Your task is to reproduce, verbatim and without pictures, the lines from the opening of the listing through the line containing "YAxis, CartesianGrid, LabelList".

• Dataset excerpt:
══════
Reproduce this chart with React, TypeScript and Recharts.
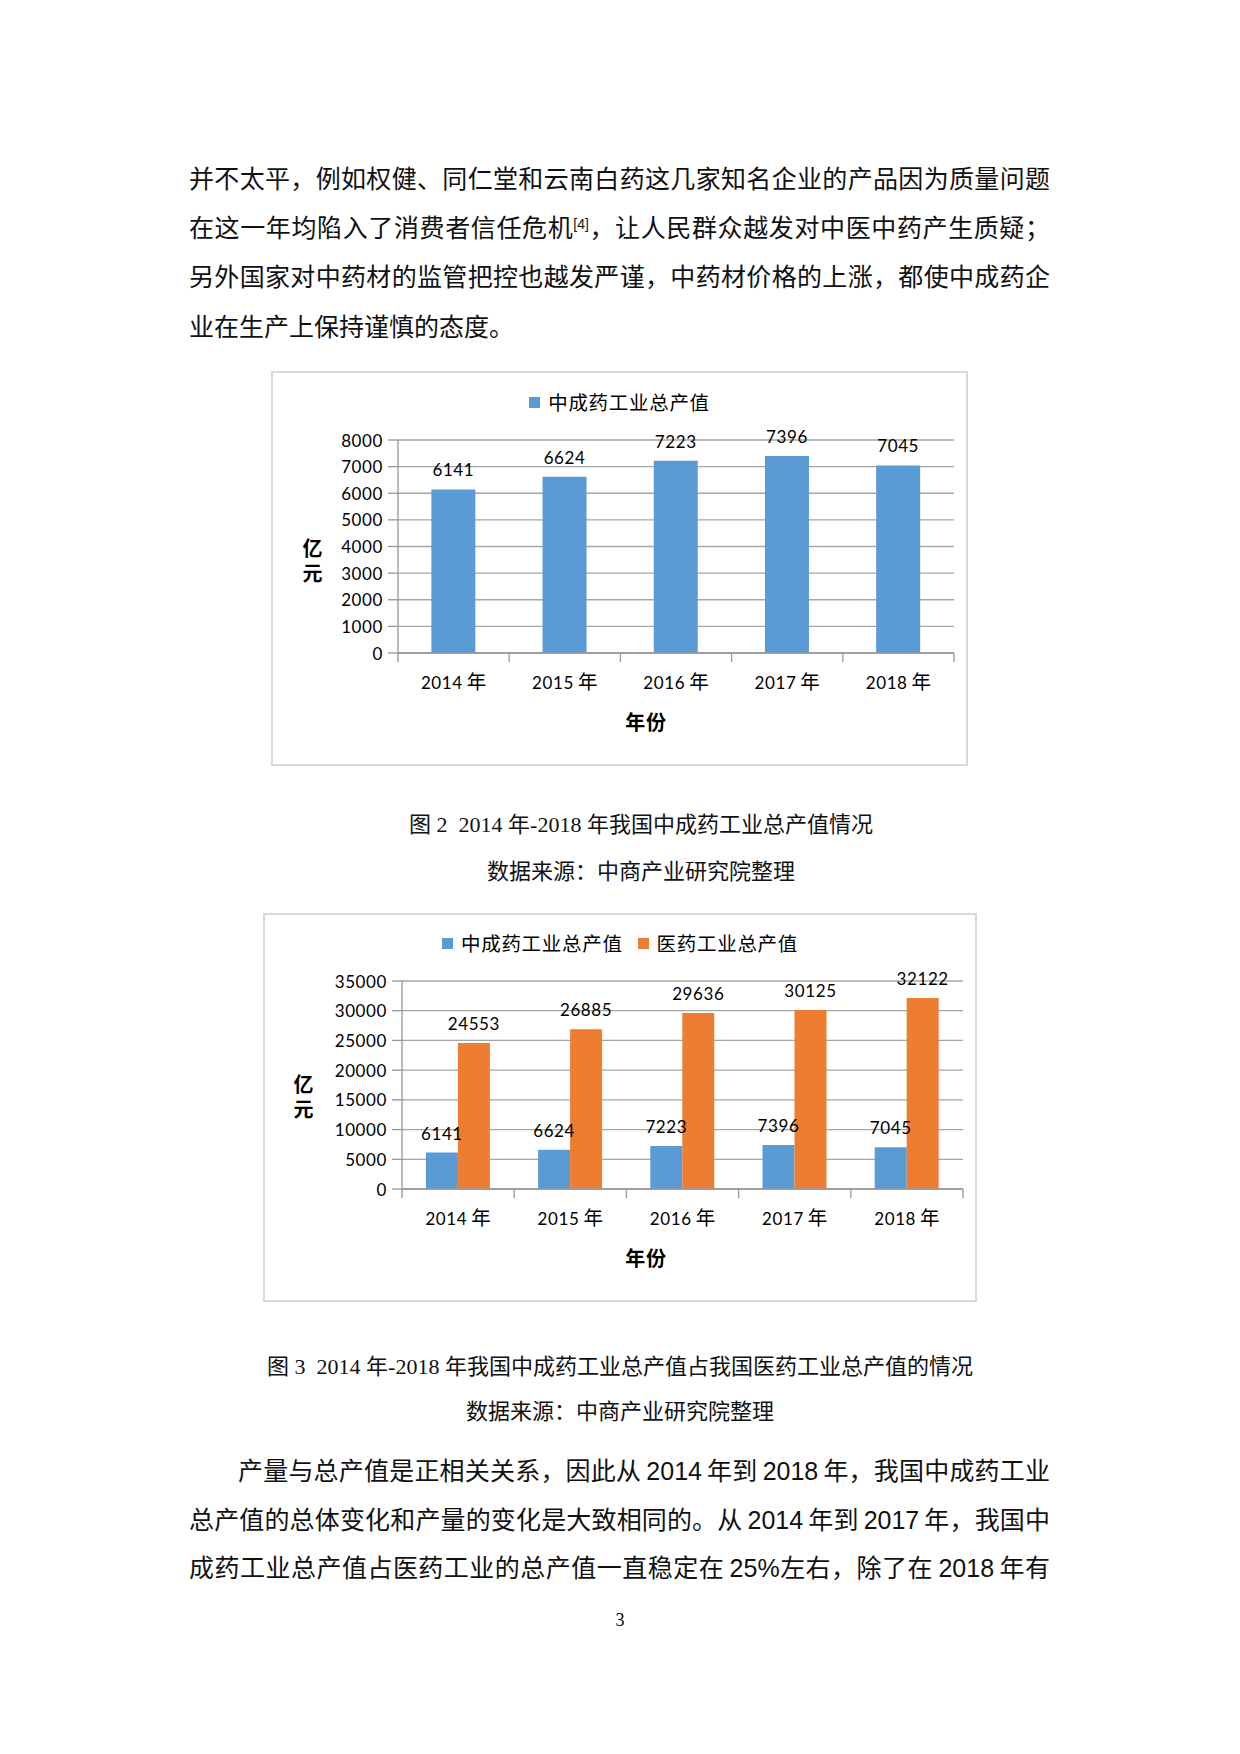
import React from 'react';
import { BarChart, Bar, XAxis, YAxis, CartesianGrid, LabelList } from 'recharts';

// data
const years = ['2014', '2015', '2016', '2017', '2018'];
const tcmOutput = [6141, 6624, 7223, 7396, 7045];
const pharmaOutput = [24553, 26885, 29636, 30125, 32122];
const fig2Ticks = [0, 1000, 2000, 3000, 4000, 5000, 6000, 7000, 8000];
const fig3Ticks = [0, 5000, 10000, 15000, 20000, 25000, 30000, 35000];
const tcmName = '中成药工业总产值';
const pharmaName = '医药工业总产值';
const unitLabel = '亿元';
const xTitle = '年份';

const topLines = [
  '并不太平，例如权健、同仁堂和云南白药这几家知名企业的产品因为质量问题',
  'SUP',
  '另外国家对中药材的监管把控也越发严谨，中药材价格的上涨，都使中成药企',
  '业在生产上保持谨慎的态度。',
];
const bottomLines = [
  '产量与总产值是正相关关系，因此从 2014 年到 2018 年，我国中成药工业',
  '总产值的总体变化和产量的变化是大致相同的。从 2014 年到 2017 年，我国中',
  '成药工业总产值占医药工业的总产值一直稳定在 25%左右，除了在 2018 年有',
];

const BLUE = '#5B9BD5';
const ORANGE = '#ED7D31';
const GRID = '#A6A6A6';
const AXIS = '#969696';
const LATO = 'Lato, "Noto Sans CJK SC", sans-serif';
const CJK = '"Noto Sans CJK SC", sans-serif';
const BODY = '"Liberation Sans", "Noto Sans CJK SC", sans-serif';
const CAPTION = '"Liberation Serif", "Noto Sans CJK SC", serif';

const rows = years.map((y, i) => ({ year: y, tcm: tcmOutput[i], pharma: pharmaOutput[i] }));

type Series = { key: string; name: string; color: string };

function ChartBox(props: {
  left: number; top: number; width: number; height: number;
  plot: { left: number; top: number; right: number; bottom: number };
  ticks: number[]; series: Series[]; gap: string;
  unitAt: [number, number]; titleAt: [number, number]; legendY: number;
}) {
  const { left, top, width, height, plot, ticks, series, gap, unitAt, titleAt, legendY } = props;
  const yW = 70;
  const xH = 40;
  const plotW = plot.right - plot.left;
  const half = plotW / years.length / 2;
  const last = years.length - 1;

  const xTick = (p: any) => {
    const { x, y, index, payload } = p;
    return (
      <g>
        <line x1={x - half} x2={x - half} y1={y} y2={y + 9} stroke={AXIS} strokeWidth={1.3} />
        {index === last && <line x1={x + half} x2={x + half} y1={y} y2={y + 9} stroke={AXIS} strokeWidth={1.3} />}
        <text x={x} y={y + 36} textAnchor="middle" fill="#000">
          <tspan fontFamily={LATO} fontSize={17} style={{ letterSpacing: 0.6 }}>{payload.value}</tspan>
          <tspan dx={4} fontFamily={CJK} fontSize={19.5}>年</tspan>
        </text>
      </g>
    );
  };

  const yTick = (p: any) => (
    <text x={p.x} y={p.y} textAnchor="end" dominantBaseline="central" fontFamily={LATO}
      fontSize={17} fill="#000" style={{ letterSpacing: 0.6 }}>
      {p.payload.value}
    </text>
  );

  const valueLabel = (p: any) => (
    <text x={p.x + p.width / 2} y={p.y - 13} textAnchor="middle" fontFamily={LATO}
      fontSize={17} fill="#000" style={{ letterSpacing: 0.6 }}>
      {p.value}
    </text>
  );

  return (
    <div style={{ position: 'absolute', left, top, width, height, outline: '2px solid #D9D9D9', outlineOffset: -2 }}>
      <div style={{ position: 'absolute', left: 0, right: 0, top: legendY - 12, height: 24, display: 'flex',
        justifyContent: 'center', alignItems: 'center', gap: 15, fontFamily: CJK, fontSize: 19.5, letterSpacing: 0.7 }}>
        {series.map((s) => (
          <div key={s.key} style={{ display: 'flex', alignItems: 'center' }}>
            <span style={{ width: 11, height: 11, background: s.color, marginRight: 8 }} />
            <span style={{ lineHeight: '24px' }}>{s.name}</span>
          </div>
        ))}
      </div>
      <div style={{ position: 'absolute', left: unitAt[0] - 12, top: unitAt[1] - 25, width: 24, height: 50,
        writingMode: 'vertical-rl', textOrientation: 'upright', fontFamily: CJK, fontWeight: 'bold',
        fontSize: 20, lineHeight: '24px', letterSpacing: 5 } as React.CSSProperties}>
        {unitLabel}
      </div>
      <div style={{ position: 'absolute', left: titleAt[0] - 40, top: titleAt[1] - 12, width: 80, fontFamily: CJK,
        fontWeight: 'bold', fontSize: 20, lineHeight: '24px', textAlign: 'center', letterSpacing: 0.7 }}>
        {xTitle}
      </div>
      <div style={{ position: 'absolute', left: 0, top: 0 }}>
        <BarChart width={width} height={height} data={rows} barGap={0} barCategoryGap={gap}
          margin={{ top: plot.top, right: width - plot.right, bottom: height - plot.bottom - xH, left: plot.left - yW }}>
          <CartesianGrid vertical={false} stroke={GRID} strokeWidth={1.3} />
          <XAxis dataKey="year" height={xH} interval={0} tickLine={false} tickSize={0} tickMargin={0}
            axisLine={{ stroke: AXIS, strokeWidth: 1.3 }} tick={xTick} />
          <YAxis width={yW} domain={[ticks[0], ticks[ticks.length - 1]]} ticks={ticks} interval={0}
            tickSize={10} tickMargin={5} tickLine={{ stroke: AXIS, strokeWidth: 1.3 }}
            axisLine={{ stroke: AXIS, strokeWidth: 1.3 }} tick={yTick} />
          {series.map((s) => (
            <Bar key={s.key} dataKey={s.key} name={s.name} fill={s.color} isAnimationActive={false}>
              <LabelList dataKey={s.key} content={valueLabel} />
            </Bar>
          ))}
        </BarChart>
      </div>
    </div>
  );
}

function TextLine({ center, children, indent = 0, last = false }: any) {
  return (
    <div style={{ position: 'absolute', left: 189, top: center - 24.5, width: 861, height: 49, lineHeight: '49px',
      fontFamily: BODY, fontSize: 25, color: '#111', whiteSpace: 'nowrap', paddingLeft: indent, boxSizing: 'border-box',
      textAlign: 'justify', textAlignLast: last ? 'left' : 'justify', wordSpacing: -2 } as React.CSSProperties}>
      {children}
    </div>
  );
}

function Caption({ center, cx, text }: { center: number; cx: number; text: string }) {
  return (
    <div style={{ position: 'absolute', left: cx - 500, width: 1000, top: center - 15, height: 30, lineHeight: '30px',
      textAlign: 'center', fontFamily: CAPTION, fontSize: 22, color: '#111', whiteSpace: 'pre' }}>
      {text}
    </div>
  );
}

export default function App() {
  const topCenters = [179, 228, 277, 327];
  const bottomCenters = [1471, 1520, 1568];
  return (
    <div style={{ position: 'absolute', left: 0, top: 0, width: 1240, height: 1754, background: '#fff', overflow: 'hidden' }}>
      {topLines.map((t, i) => (
        <TextLine key={i} center={topCenters[i]} last={i === topLines.length - 1}>
          {t === 'SUP' ? (
            <>
              在这一年均陷入了消费者信任危机
              <sup style={{ fontSize: 14, lineHeight: 0, verticalAlign: 8 }}>[4]</sup>
              ，让人民群众越发对中医中药产生质疑；
            </>
          ) : t}
        </TextLine>
      ))}

      <ChartBox left={271} top={371} width={697} height={395}
        plot={{ left: 127, top: 69, right: 683, bottom: 282 }}
        ticks={fig2Ticks} series={[{ key: 'tcm', name: tcmName, color: BLUE }]} gap="30%"
        unitAt={[41, 192]} titleAt={[375, 351]} legendY={31} />

      <Caption center={825} cx={641} text="图 2  2014 年-2018 年我国中成药工业总产值情况" />
      <Caption center={872} cx={641} text="数据来源：中商产业研究院整理" />

      <ChartBox left={263} top={913} width={714} height={389}
        plot={{ left: 139, top: 68, right: 700, bottom: 276 }}
        ticks={fig3Ticks}
        series={[{ key: 'tcm', name: tcmName, color: BLUE }, { key: 'pharma', name: pharmaName, color: ORANGE }]}
        gap="21.3%" unitAt={[40, 186]} titleAt={[383, 345]} legendY={30} />

      <Caption center={1367} cx={620} text="图 3  2014 年-2018 年我国中成药工业总产值占我国医药工业总产值的情况" />
      <Caption center={1412} cx={620} text="数据来源：中商产业研究院整理" />

      {bottomLines.map((t, i) => (
        <TextLine key={i} center={bottomCenters[i]} indent={i === 0 ? 49 : 0}>{t}</TextLine>
      ))}

      <div style={{ position: 'absolute', left: 600, width: 40, top: 1608, height: 24, lineHeight: '24px',
        textAlign: 'center', fontFamily: CAPTION, fontSize: 18 }}>3</div>
    </div>
  );
}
══════
• The result:
Reproduce this chart with React, TypeScript and Recharts.
import React from 'react';
import { BarChart, Bar, XAxis, YAxis, CartesianGrid, LabelList } from 'recharts';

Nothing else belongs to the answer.